Love, (complicated) actually
August 6, 2007Manhattan (Woody Allen, 1979)
Indeed, watching Manhattan feels like an extension or rather a different perspective of viewing the Annie-Alvy dynamics. This time we see various relationships in their rapturous beginnings (like that sweet nothings whispered in the splendid background of the infamous bridge) and lonely endings. I am tempted into thinking about Closer but while Nichols showed the gloomy and vengeful side of the complexity of relationships, Manhattan is suffused with no-nonsense hilarity thanks to Allen’s genius in concocting dialogues full of intellectual ruminations on film, religion, and yes, even falling in and out of love. And you thought discussing it with a seventeen-year old girl is awkward especially if your 42 and a shimmering cap of scalp is screaming right at the top of your head. 

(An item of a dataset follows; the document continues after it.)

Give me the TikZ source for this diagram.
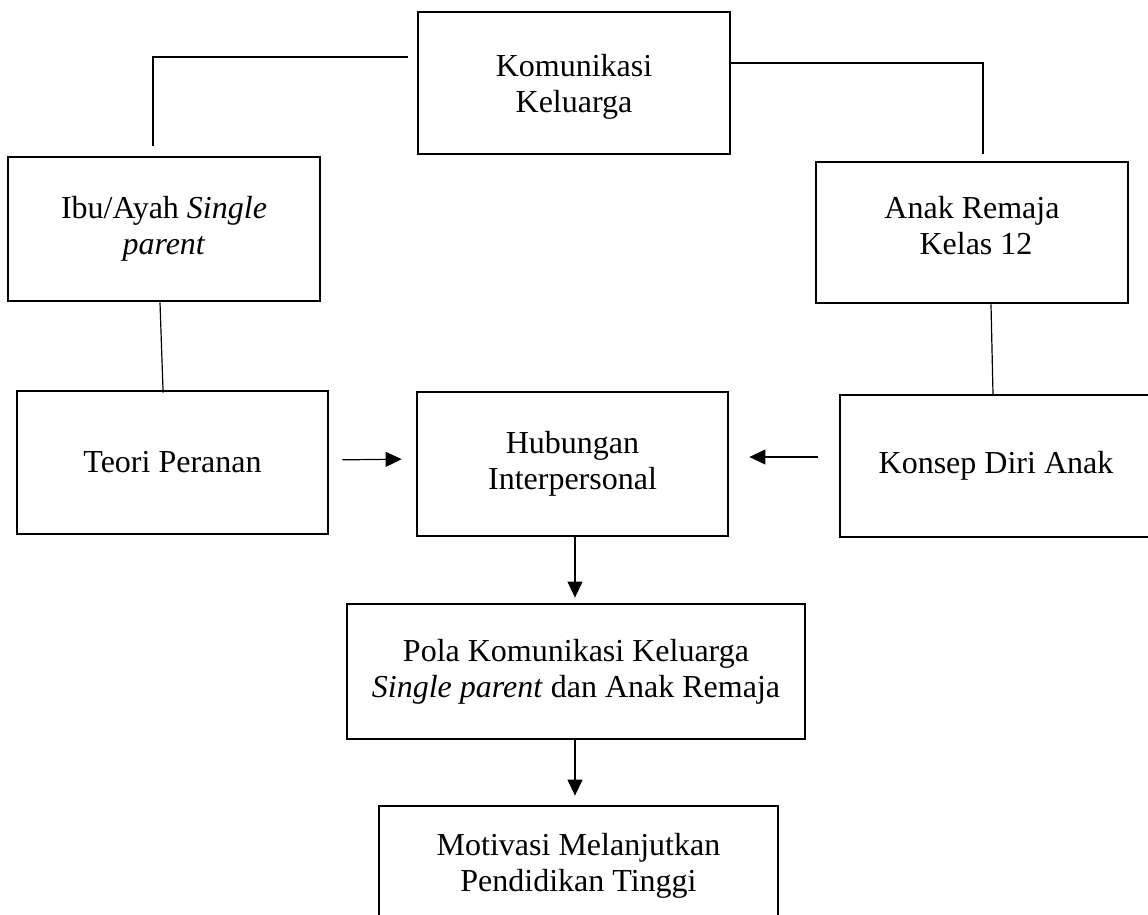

The Zafra synopsis was quick to point out the George Gershwin score as an astounding clue, one that could really make you clinch the which-one-is-which dilemma, given that you knew who Gershwin is. Mr. Gershwin, aside from his musical acclaim, is the one responsible for putting up the orchestra sound that opens up the film carefully melding into the different scenes of New York in black and white. Woody Allen’s reluctant but familiar voice would soon enter the background amidst the early morning fog, traffic and the usual hustle-and-bustle of New Yorkers. He was saying something about Chapter One, the book he is supposed to write about moral decadence in the urban setting. He never finishes a complete thought that would ultimately give us the book’s idea but such uncertainty will provide the fitting orientation into the mess that is Isaac (Allen).
While cringing at the thought of the publication of a book which chronicles the break-up of his marriage with her lesbian ex wife (Meryll Streep), he tries to recover and mask his self-doubt by having an affair with a seventeen year-old girl Tracy (Mariel Hemingway). When he meets with Mary (Diane Keaton) the woman his married best friend Yale (Michael Murphy) is trying to hook up with, the wounded opposites attract and not long after we see Woody spiraling yet again in another emotional rollercoaster. The situations and emotions hit the ground and it hits us because of how real these situations play out. And we laugh incredulously at the comedy of our own childlike immaturity, indecision and insecurities.
We know that the complex situations would go nowhere by normal-people standards and the exposition of the stereotypical attachments to each character would, in the same way, mirror our own. The concluding scene, where Isaac runs to catch the girl before she boards off to London (when she was previously being shooed off by Woody’s character), will probably invite us to respond differently, and reckoning from Woody’s strokes on love, we shake our heads at this complicated, complicated world.